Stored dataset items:

>> begin

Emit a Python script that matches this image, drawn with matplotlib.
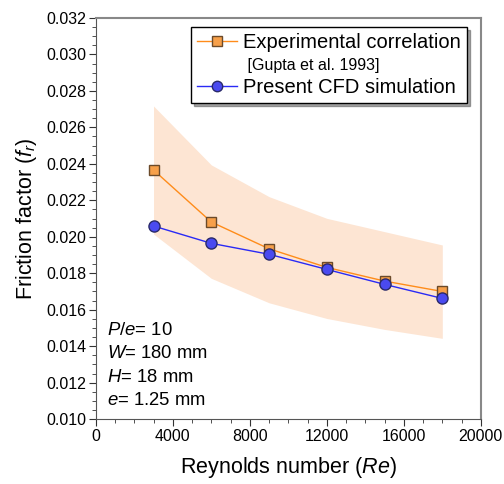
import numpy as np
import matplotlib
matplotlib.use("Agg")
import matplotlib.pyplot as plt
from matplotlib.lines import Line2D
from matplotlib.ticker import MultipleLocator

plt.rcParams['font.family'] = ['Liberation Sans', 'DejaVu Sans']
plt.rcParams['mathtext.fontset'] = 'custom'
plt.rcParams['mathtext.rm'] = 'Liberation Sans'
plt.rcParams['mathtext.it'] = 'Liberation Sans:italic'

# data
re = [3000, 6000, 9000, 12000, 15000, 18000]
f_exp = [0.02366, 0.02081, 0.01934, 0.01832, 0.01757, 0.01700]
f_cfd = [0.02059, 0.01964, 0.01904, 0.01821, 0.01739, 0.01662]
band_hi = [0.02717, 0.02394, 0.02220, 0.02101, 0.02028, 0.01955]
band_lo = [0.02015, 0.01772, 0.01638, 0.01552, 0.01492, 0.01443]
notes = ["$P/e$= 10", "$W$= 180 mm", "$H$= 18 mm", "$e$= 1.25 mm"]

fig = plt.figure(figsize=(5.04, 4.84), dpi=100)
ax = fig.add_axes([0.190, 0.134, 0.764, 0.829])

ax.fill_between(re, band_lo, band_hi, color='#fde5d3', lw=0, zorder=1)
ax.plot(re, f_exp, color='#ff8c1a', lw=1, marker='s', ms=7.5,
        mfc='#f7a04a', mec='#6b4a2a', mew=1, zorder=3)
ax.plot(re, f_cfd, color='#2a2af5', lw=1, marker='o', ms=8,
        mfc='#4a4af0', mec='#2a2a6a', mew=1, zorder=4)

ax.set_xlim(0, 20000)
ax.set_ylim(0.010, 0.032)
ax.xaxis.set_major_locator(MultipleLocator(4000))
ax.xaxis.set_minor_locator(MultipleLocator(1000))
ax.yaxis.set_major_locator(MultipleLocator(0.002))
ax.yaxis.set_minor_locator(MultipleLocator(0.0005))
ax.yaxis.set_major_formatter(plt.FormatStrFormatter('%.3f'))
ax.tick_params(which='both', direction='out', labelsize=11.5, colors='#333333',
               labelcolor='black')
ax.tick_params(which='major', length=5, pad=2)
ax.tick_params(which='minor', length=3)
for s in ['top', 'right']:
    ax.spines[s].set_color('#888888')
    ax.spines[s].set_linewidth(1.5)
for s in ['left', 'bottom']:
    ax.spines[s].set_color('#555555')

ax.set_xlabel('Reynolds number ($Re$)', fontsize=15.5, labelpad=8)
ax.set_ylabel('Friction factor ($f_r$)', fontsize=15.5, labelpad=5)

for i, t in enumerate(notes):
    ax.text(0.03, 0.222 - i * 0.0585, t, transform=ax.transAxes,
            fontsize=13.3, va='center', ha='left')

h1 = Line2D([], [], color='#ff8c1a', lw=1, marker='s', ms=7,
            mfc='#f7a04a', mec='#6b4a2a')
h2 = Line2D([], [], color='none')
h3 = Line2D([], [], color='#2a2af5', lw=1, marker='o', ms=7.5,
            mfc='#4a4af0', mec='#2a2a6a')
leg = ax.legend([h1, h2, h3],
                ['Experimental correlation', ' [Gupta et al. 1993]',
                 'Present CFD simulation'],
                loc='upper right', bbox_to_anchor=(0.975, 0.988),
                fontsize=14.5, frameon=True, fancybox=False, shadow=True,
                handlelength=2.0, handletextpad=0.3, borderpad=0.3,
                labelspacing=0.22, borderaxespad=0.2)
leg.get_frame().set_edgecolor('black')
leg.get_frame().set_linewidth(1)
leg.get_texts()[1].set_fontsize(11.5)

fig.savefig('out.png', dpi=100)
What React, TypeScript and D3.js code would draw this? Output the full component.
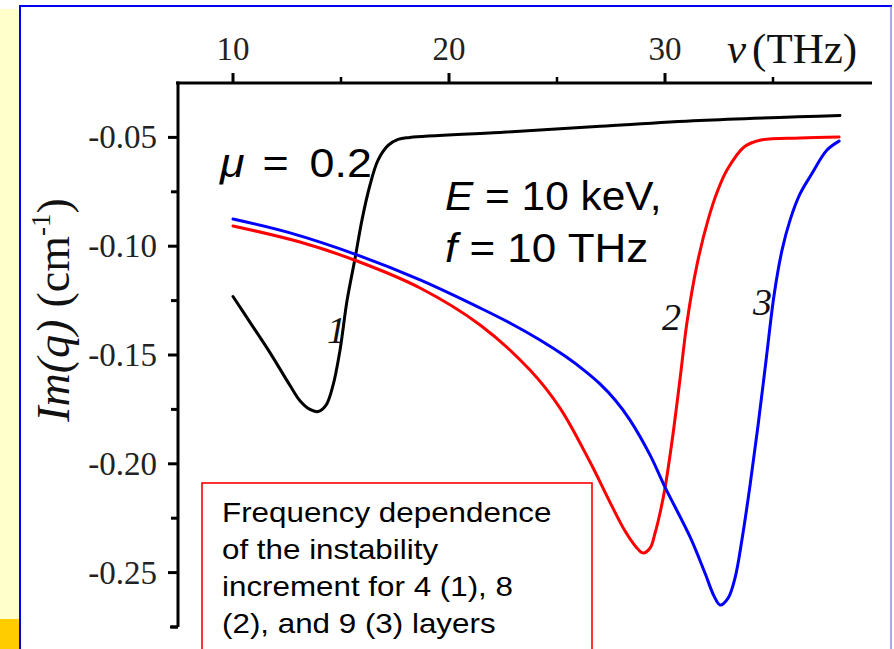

>> end

Copy the listing word for word, excluding its pictures.

Emit a Python script that matches this image, drawn with matplotlib.
import numpy as np
import matplotlib
matplotlib.use("Agg")
import matplotlib.pyplot as plt
from matplotlib.lines import Line2D
from matplotlib.ticker import MultipleLocator

plt.rcParams['font.family'] = ['Liberation Sans', 'DejaVu Sans']
plt.rcParams['mathtext.fontset'] = 'custom'
plt.rcParams['mathtext.rm'] = 'Liberation Sans'
plt.rcParams['mathtext.it'] = 'Liberation Sans:italic'

# data
re = [3000, 6000, 9000, 12000, 15000, 18000]
f_exp = [0.02366, 0.02081, 0.01934, 0.01832, 0.01757, 0.01700]
f_cfd = [0.02059, 0.01964, 0.01904, 0.01821, 0.01739, 0.01662]
band_hi = [0.02717, 0.02394, 0.02220, 0.02101, 0.02028, 0.01955]
band_lo = [0.02015, 0.01772, 0.01638, 0.01552, 0.01492, 0.01443]
notes = ["$P/e$= 10", "$W$= 180 mm", "$H$= 18 mm", "$e$= 1.25 mm"]

fig = plt.figure(figsize=(5.04, 4.84), dpi=100)
ax = fig.add_axes([0.190, 0.134, 0.764, 0.829])

ax.fill_between(re, band_lo, band_hi, color='#fde5d3', lw=0, zorder=1)
ax.plot(re, f_exp, color='#ff8c1a', lw=1, marker='s', ms=7.5,
        mfc='#f7a04a', mec='#6b4a2a', mew=1, zorder=3)
ax.plot(re, f_cfd, color='#2a2af5', lw=1, marker='o', ms=8,
        mfc='#4a4af0', mec='#2a2a6a', mew=1, zorder=4)

ax.set_xlim(0, 20000)
ax.set_ylim(0.010, 0.032)
ax.xaxis.set_major_locator(MultipleLocator(4000))
ax.xaxis.set_minor_locator(MultipleLocator(1000))
ax.yaxis.set_major_locator(MultipleLocator(0.002))
ax.yaxis.set_minor_locator(MultipleLocator(0.0005))
ax.yaxis.set_major_formatter(plt.FormatStrFormatter('%.3f'))
ax.tick_params(which='both', direction='out', labelsize=11.5, colors='#333333',
               labelcolor='black')
ax.tick_params(which='major', length=5, pad=2)
ax.tick_params(which='minor', length=3)
for s in ['top', 'right']:
    ax.spines[s].set_color('#888888')
    ax.spines[s].set_linewidth(1.5)
for s in ['left', 'bottom']:
    ax.spines[s].set_color('#555555')

ax.set_xlabel('Reynolds number ($Re$)', fontsize=15.5, labelpad=8)
ax.set_ylabel('Friction factor ($f_r$)', fontsize=15.5, labelpad=5)

for i, t in enumerate(notes):
    ax.text(0.03, 0.222 - i * 0.0585, t, transform=ax.transAxes,
            fontsize=13.3, va='center', ha='left')

h1 = Line2D([], [], color='#ff8c1a', lw=1, marker='s', ms=7,
            mfc='#f7a04a', mec='#6b4a2a')
h2 = Line2D([], [], color='none')
h3 = Line2D([], [], color='#2a2af5', lw=1, marker='o', ms=7.5,
            mfc='#4a4af0', mec='#2a2a6a')
leg = ax.legend([h1, h2, h3],
                ['Experimental correlation', ' [Gupta et al. 1993]',
                 'Present CFD simulation'],
                loc='upper right', bbox_to_anchor=(0.975, 0.988),
                fontsize=14.5, frameon=True, fancybox=False, shadow=True,
                handlelength=2.0, handletextpad=0.3, borderpad=0.3,
                labelspacing=0.22, borderaxespad=0.2)
leg.get_frame().set_edgecolor('black')
leg.get_frame().set_linewidth(1)
leg.get_texts()[1].set_fontsize(11.5)

fig.savefig('out.png', dpi=100)
What React, TypeScript and D3.js code would draw this? Output the full component.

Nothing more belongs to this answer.